GAME OF THRONES SEASON 3 PREMIERE: CARNAGE EXPRESS LANE

So there I was Sunday evening ready to ease into the highly anticipated 3rd season of HBO’s Game of Thrones, comforted by my knowledge in the source material. I knew it would get crazy eventually, but the machinations and notions set forth in the premiere episode promise to cut through much of the novels’ pomp and circumstance.

The Battle of Blackwater has concluded and the warring sides are licking their wounds, and people are scrambling either for advantage or survival. Up north the remaining rangers from The Wall confront an evil they thought was only a myth (George R.R. Martin really has issues with blue eyes and blond hair) and Jon Snow meets the King-Beyond-the-Wall. In King’s Landing Tyrion finds little praise from his father despite his William Wallace-esque heroism that nearly got his face chopped off by one of his sister’s own guards. Stannis, after watching his entire fleet burn a stunning phosphorescent green courtesy of Tyrion’s wildfire, has locked himself away with the Red Woman, but he promises to break out his official Lord of Light rally monkey. Daenerys arrives in Astapor in search of an army learns about the Unsullied and eight thousand dead babies. Never thought I would write that last sentence with a hint of mirth.

What I found most interesting in the premiere was not any of the mundane items listed above. I was surprised and excited to the point of giddiness at the speed at which the writers are moving the story along. They are taking a few nominal liberties but nothing overt that changes the story at all. It is actually very delicately done. They did this a bit last season especially with Daenerys and the Warlocks. All this raises red banners…I mean flags that winter is coming sooner than I expected, and the relative tameness of the second season has been sacked by the 3rd season’s vanguard.

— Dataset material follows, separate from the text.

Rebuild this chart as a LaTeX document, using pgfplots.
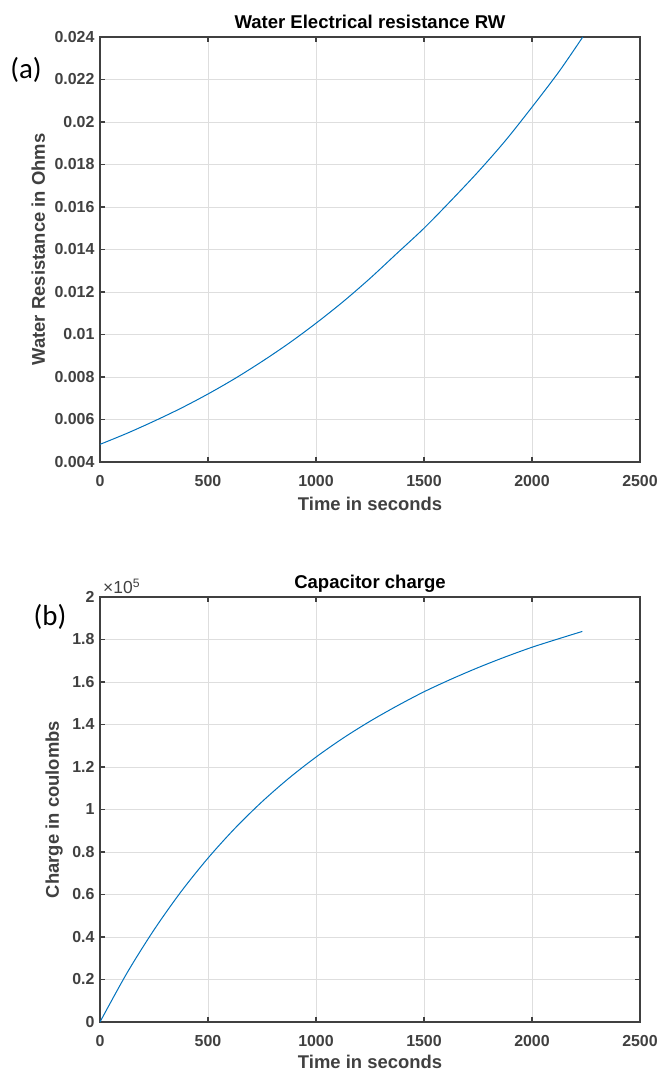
\documentclass[border=0pt]{standalone}
\usepackage{fontspec}
\setmainfont{Liberation Sans}
\newfontfamily\calfont{Carlito}
\usepackage{pgfplots}
\pgfplotsset{compat=1.18}
\definecolor{axgray}{HTML}{404040}
\definecolor{mblue}{HTML}{0072BD}
\pgfplotsset{mystyle/.style={
  scale only axis, width=540bp, height=425bp,
  clip mode=individual,
  xmin=0, xmax=2500, xtick={0,500,...,2500},
  axis line style={axgray, line width=1.8bp},
  tick style={axgray, line width=1.3bp},
  major tick length=5bp, tick align=inside,
  grid=major, major grid style={black!13, line width=0.8bp},
  tick label style={font=\fontsize{16}{16}\selectfont\bfseries, text=axgray},
  label style={font=\fontsize{18.5}{19}\selectfont\bfseries, text=axgray},
  title style={font=\fontsize{18.6}{19}\selectfont\bfseries, text=black,
    at={(axis description cs:0.5,1)}, anchor=base, yshift=3bp},
  /pgf/number format/assume math mode=true,
  scaled ticks=false,
  yticklabel style={/pgf/number format/fixed, /pgf/number format/precision=3, xshift=-2bp},
  xticklabel style={/pgf/number format/fixed, /pgf/number format/1000 sep={}, anchor=base, yshift=-24.5bp},
}}
\pgfplotstableread{
t R
0 0.00483
125 0.00535
250 0.00592
375 0.00653
500 0.00720
625 0.00793
750 0.00873
875 0.00959
1000 0.01053
1125 0.01154
1250 0.01264
1375 0.01382
1500 0.01500
1625 0.01630
1750 0.01765
1875 0.01910
2000 0.02070
2125 0.02237
2235 0.02400
}\resdata
\pgfplotstableread{
t Q
0 0
125 0.2306
250 0.4335
375 0.6130
500 0.7713
625 0.9118
750 1.0365
875 1.1476
1000 1.2467
1125 1.3356
1250 1.4152
1375 1.4873
1500 1.5540
1625 1.6130
1750 1.6675
1875 1.7175
2000 1.7635
2125 1.8040
2233 1.8380
}\chargedata
\begin{document}
\begin{tikzpicture}
\useasboundingbox (-100bp,-50bp) rectangle (558bp,1022bp);
\begin{axis}[mystyle, at={(0bp,560bp)}, anchor=south west,
  ymin=0.004, ymax=0.024, ytick={0.004,0.006,...,0.0241},
  title={Water Electrical resistance RW},
  xlabel={Time in seconds}, ylabel={Water Resistance in Ohms},
  xlabel style={at={(axis description cs:0.5,0)}, anchor=base, yshift=-48.5bp},
  ylabel style={at={(axis description cs:0,0.5)}, anchor=base, yshift=55bp}]
\addplot[mblue, line width=1bp, smooth] table[x=t, y=R] {\resdata};
\node[font=\calfont\fontsize{29}{29}\selectfont, text=black, anchor=center] at (rel axis cs:-0.137,0.922) {(a)};
\end{axis}
\begin{axis}[mystyle, at={(0bp,0bp)}, anchor=south west,
  ymin=0, ymax=2, ytick={0,0.2,...,2.01},
  title={Capacitor charge},
  xlabel={Time in seconds}, ylabel={Charge in coulombs},
  xlabel style={at={(axis description cs:0.5,0)}, anchor=base, yshift=-46bp},
  ylabel style={at={(axis description cs:0,0.5)}, anchor=base, yshift=41bp}]
\addplot[mblue, line width=1bp, smooth] table[x=t, y=Q] {\chargedata};
\node[font=\fontsize{17.5}{17.5}\selectfont, text=axgray, anchor=base west, inner sep=0pt, xshift=3bp, yshift=3bp] at (rel axis cs:0,1) {×10\textsuperscript{5}};
\node[font=\calfont\fontsize{29}{29}\selectfont, text=black, anchor=center] at (rel axis cs:-0.0926,0.954) {(b)};
\end{axis}
\end{tikzpicture}
\end{document}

My only worry with this is that with what the writers have laid out and the small skips they have made here and there have run the 3rd season into many elements of the 4th novel. To date Mr. Martin has written just five, with the latest coming in the summer of 2012 and he is certainly not like Nora Roberts churning these out faster than they can line a birdcage or be shred into seed compost. I have a separate blog for this that includes my recipe for ‘Banal Confetti’ made from the works of James Patterson. Back to my original point, I am worried that after two more seasons at this wildfire spreading pace that we would have caught up with the novels. Can you imagine the look on Joffrey’s puss when he finds out he has to wait?

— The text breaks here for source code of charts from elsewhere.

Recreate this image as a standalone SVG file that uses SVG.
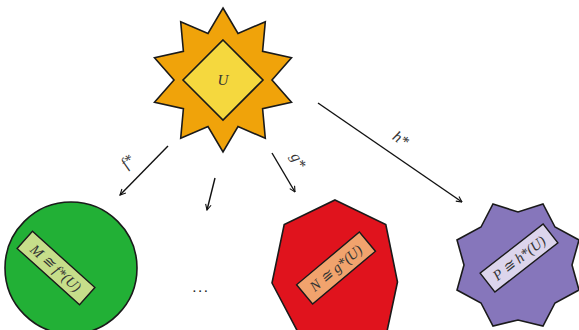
<svg xmlns="http://www.w3.org/2000/svg" width="579" height="330" viewBox="0 0 579 330">
<defs>
<style>
.sh{stroke:#1a1a1a;stroke-width:1.6;stroke-linejoin:miter}
.bx{stroke:#1a1a1a;stroke-width:1.4}
.m{font-family:"Liberation Serif","DejaVu Serif",serif;font-style:italic;fill:#333}
.cn{stroke:#111;stroke-width:1.4;fill:none}
</style>
<marker id="ah" viewBox="0 0 10 10" refX="9" refY="5" markerWidth="7" markerHeight="7" orient="auto" markerUnits="userSpaceOnUse">
<path d="M1,1 L9,5 L1,9" fill="none" stroke="#111" stroke-width="1.6"/>
</marker>
</defs>
<rect width="579" height="330" fill="#fff"/>
<g id="U">
<polygon class="sh" fill="#f0a30a" points="223,8 238,33.4 265.3,21.7 262.6,51.3 291.5,57.8 272,80 291.5,102.2 262.6,108.7 265.3,138.3 238,126.6 223,152 208,126.6 180.7,138.3 183.4,108.7 154.5,102.2 174,80 154.5,57.8 183.4,51.3 180.7,21.7 208,33.4"/>
<polygon class="sh" fill="#f5d83e" points="223,40 263,80 223,120 183,80"/>
<text class="m" x="223" y="85" font-size="15" text-anchor="middle">U</text>
</g>
<g id="M">
<circle class="sh" cx="71" cy="268" r="66" fill="#22b036"/>
<g transform="translate(56,268) rotate(42)">
<rect class="bx" x="-42" y="-11.5" width="84" height="23" fill="#c6de8a"/>
<text class="m" x="0" y="5" font-size="14.5" text-anchor="middle">M ≅ f*(U)</text>
</g>
</g>
<g id="N">
<polygon class="sh" fill="#e0131d" points="335,200 385.8,224.5 397.5,282 386,336 300,336 272,283 284.2,224.5"/>
<g transform="translate(336,268) rotate(-40)">
<rect class="bx" x="-41" y="-12.5" width="82" height="25" fill="#f1a36d"/>
<text class="m" x="0" y="5" font-size="14.5" text-anchor="middle">N ≅ g*(U)</text>
</g>
</g>
<g id="P">
<polygon class="sh" fill="#8676bb" points="493,204 518,212 543,204 555,227 579,240 572,265 579,290 555,303 543,326 518,320 493,326 481,303 457,290 464,265 457,240 481,227"/>
<g transform="translate(519,258) rotate(-38)">
<rect class="bx" x="-40" y="-12" width="80" height="24" fill="#dcd5ec"/>
<text class="m" x="0" y="5" font-size="14.5" text-anchor="middle">P ≅ h*(U)</text>
</g>
</g>
<g id="connectors">
<line class="cn" x1="168" y1="146" x2="120" y2="195" marker-end="url(#ah)"/>
<line class="cn" x1="215" y1="178" x2="207" y2="210" marker-end="url(#ah)"/>
<line class="cn" x1="272" y1="153" x2="295" y2="192" marker-end="url(#ah)"/>
<line class="cn" x1="318" y1="103" x2="462" y2="202" marker-end="url(#ah)"/>
<text class="m" font-size="15.5" text-anchor="middle" transform="translate(131,165) rotate(-45)">f*</text>
<text class="m" font-size="15.5" text-anchor="middle" transform="translate(294,163) rotate(60)">g*</text>
<text class="m" font-size="15.5" text-anchor="middle" transform="translate(398,143) rotate(34)">h*</text>
</g>
<text x="201" y="292" font-size="15" text-anchor="middle" font-family="Liberation Serif, serif" fill="#222" letter-spacing="2">...</text>
</svg>
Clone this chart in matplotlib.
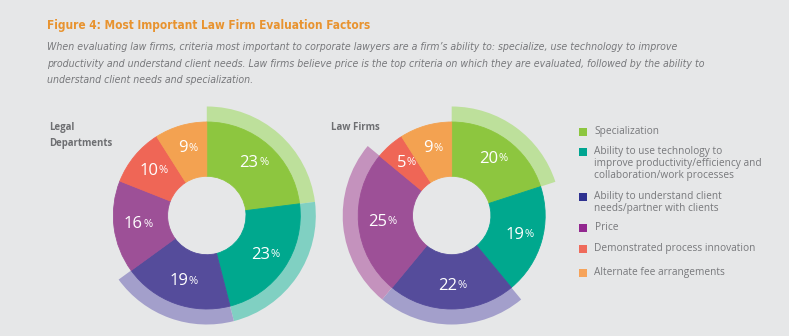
import os
import matplotlib
matplotlib.use("Agg")
import matplotlib.pyplot as plt
import numpy as np
from matplotlib import font_manager as fm
from matplotlib.patches import Rectangle

# ---- data -------------------------------------------------------------------
factors = [
    "Specialization",
    "Ability to use technology to\nimprove productivity/efficiency and\ncollaboration/work processes",
    "Ability to understand client\nneeds/partner with clients",
    "Price",
    "Demonstrated process innovation",
    "Alternate fee arrangements",
]
legal_pct = [23, 23, 19, 16, 10, 9]
firms_pct = [20, 19, 22, 25, 5, 9]
legal_top3 = [True, True, True, False, False, False]
firms_top3 = [True, False, True, True, False, False]

# ---- palette ------------------------------------------------------------------
BG = "#e6e7e8"
WEDGE = ["#8dc63f", "#00a88e", "#554c9b", "#9d5097", "#ef6656", "#f3a251"]
LIGHT = ["#bde09b", "#80d0c2", "#a39fcb", "#c492bd", "#f5b2aa", "#f8d0a8"]
KEY = ["#8dc63f", "#00a591", "#2e3190", "#92278f", "#ef6b5b", "#f6a35a"]
ORANGE = "#e8932f"
GREY = "#77787b"
GREY_DK = "#6d6e71"

W, H = 789, 336
fig = plt.figure(figsize=(W / 100, H / 100), dpi=100, facecolor=BG)
renderer = fig.canvas.get_renderer()

SANS = ["Open Sans", "DejaVu Sans"]


# condensed face if the box has one (the original uses a condensed sans)
def narrow_face(tag):
    for f in fm.fontManager.ttflist:
        base = os.path.basename(f.fname).lower()
        nm = f.name.lower()
        if ("condensed" in nm or "narrow" in nm or "condensed" in base
                or "narrow" in base or f.stretch in ("condensed", "semi-condensed")):
            if tag == "bold" and "bold" in base and "oblique" not in base and "italic" not in base:
                return fm.FontProperties(fname=f.fname)
            if tag == "italic" and ("oblique" in base or "italic" in base) and "bold" not in base:
                return fm.FontProperties(fname=f.fname)
    if tag == "bold":
        return fm.FontProperties(family=SANS, weight="bold")
    return fm.FontProperties(family=SANS, style="italic")


def fit(t, target):
    w = t.get_window_extent(renderer).width
    t.set_fontsize(t.get_fontsize() * target / w)


# ---- title + subtitle -------------------------------------------------------------
t = fig.text(47 / W, 1 - 26 / H, "Figure 4: Most Important Law Firm Evaluation Factors",
             fontproperties=narrow_face("bold"), color=ORANGE, va="center")
t.set_fontsize(11)
fit(t, 322)
sub = [
    "When evaluating law firms, criteria most important to corporate lawyers are a firm\u2019s ability to: specialize, use technology to improve",
    "productivity and understand client needs. Law firms believe price is the top criteria on which they are evaluated, followed by the ability to",
    "understand client needs and specialization.",
]
it = narrow_face("italic")
subs = []
for i, ln in enumerate(sub):
    s = fig.text(47 / W, 1 - (47.5 + 16.2 * i) / H, ln, fontproperties=it,
                 color=GREY, va="center")
    s.set_fontsize(8)
    subs.append(s)
fit(subs[0], 626)
for s in subs[1:]:
    s.set_fontsize(subs[0].get_fontsize())

# ---- donuts ---------------------------------------------------------------------
R_OUT, R_IN, R_HI = 93.5, 39.2, 109.0
BOX = 114.0


def donut(cx, cy, pct, top3):
    ax = fig.add_axes([(cx - BOX) / W, 1 - (cy + BOX) / H, 2 * BOX / W, 2 * BOX / H])
    ax.axis("off")
    hi_cols = [LIGHT[i] if t else "none" for i, t in enumerate(top3)]
    ax.pie(pct, colors=hi_cols, radius=R_HI, startangle=90, counterclock=False,
           wedgeprops=dict(width=R_HI - R_OUT + 2, lw=0))
    wedges, _ = ax.pie(pct, colors=WEDGE, radius=R_OUT, startangle=90,
                       counterclock=False,
                       wedgeprops=dict(width=R_OUT - R_IN, lw=0.6))
    for w in wedges:
        w.set_edgecolor(w.get_facecolor())
    ax.set_xlim(-BOX, BOX); ax.set_ylim(-BOX, BOX); ax.set_aspect("equal")
    for w, v in zip(wedges, pct):
        a = np.deg2rad((w.theta1 + w.theta2) / 2)
        x, y = 70 * np.cos(a), 70 * np.sin(a)
        num = ax.text(x - 4, y, str(v), family=SANS, fontsize=12, color="white",
                      ha="center", va="center")
        ax.annotate("%", xy=(1, 0.17), xycoords=num, xytext=(0.3, 0),
                    textcoords="offset points", family=SANS, fontsize=8,
                    color="white", ha="left", va="bottom")
    return ax


donut(206.8, 215.5, legal_pct, legal_top3)
donut(451.7, 215.5, firms_pct, firms_top3)

fig.text(49 / W, 1 - 127.5 / H, "Legal", family=SANS, fontsize=6.9,
         fontweight="bold", color=GREY_DK, va="center")
fig.text(49 / W, 1 - 143.5 / H, "Departments", family=SANS, fontsize=6.9,
         fontweight="bold", color=GREY_DK, va="center")
fig.text(331 / W, 1 - 127 / H, "Law Firms", family=SANS, fontsize=6.9,
         fontweight="bold", color=GREY_DK, va="center")

# ---- legend ---------------------------------------------------------------------
key_y = [132.3, 152.3, 197.3, 227.7, 249.0, 273.3]
for lab, c, y in zip(factors, KEY, key_y):
    fig.patches.append(Rectangle((579 / W, 1 - (y + 4) / H), 8 / W, 8 / H,
                                 transform=fig.transFigure, fc=c, ec="none"))
    fig.text(594.5 / W, 1 - (y - 6) / H, lab, family=SANS, fontsize=7.3,
             color=GREY, va="top", linespacing=1.13)

fig.savefig("out.png", dpi=100, facecolor=BG)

In the meantime I will enjoy the wanton chaos that is to come. Just please remember no matter how attached you are to a character and no matter how irreplaceable they seem, George. R. R. Martin would likely disagree. And he will prove it to you, sooner than later. I remember one of the shows writer/creators saying in an interview that season 3 was the one they knew they had to get to so that they may fully realize their vision of this series. The writers, like the dragons, are charring and masticating the fat to get to that warm meaty center where the feast really begins. I know that is a cumbersome metaphor, but I, like Mr. Martin, have little time to mess around.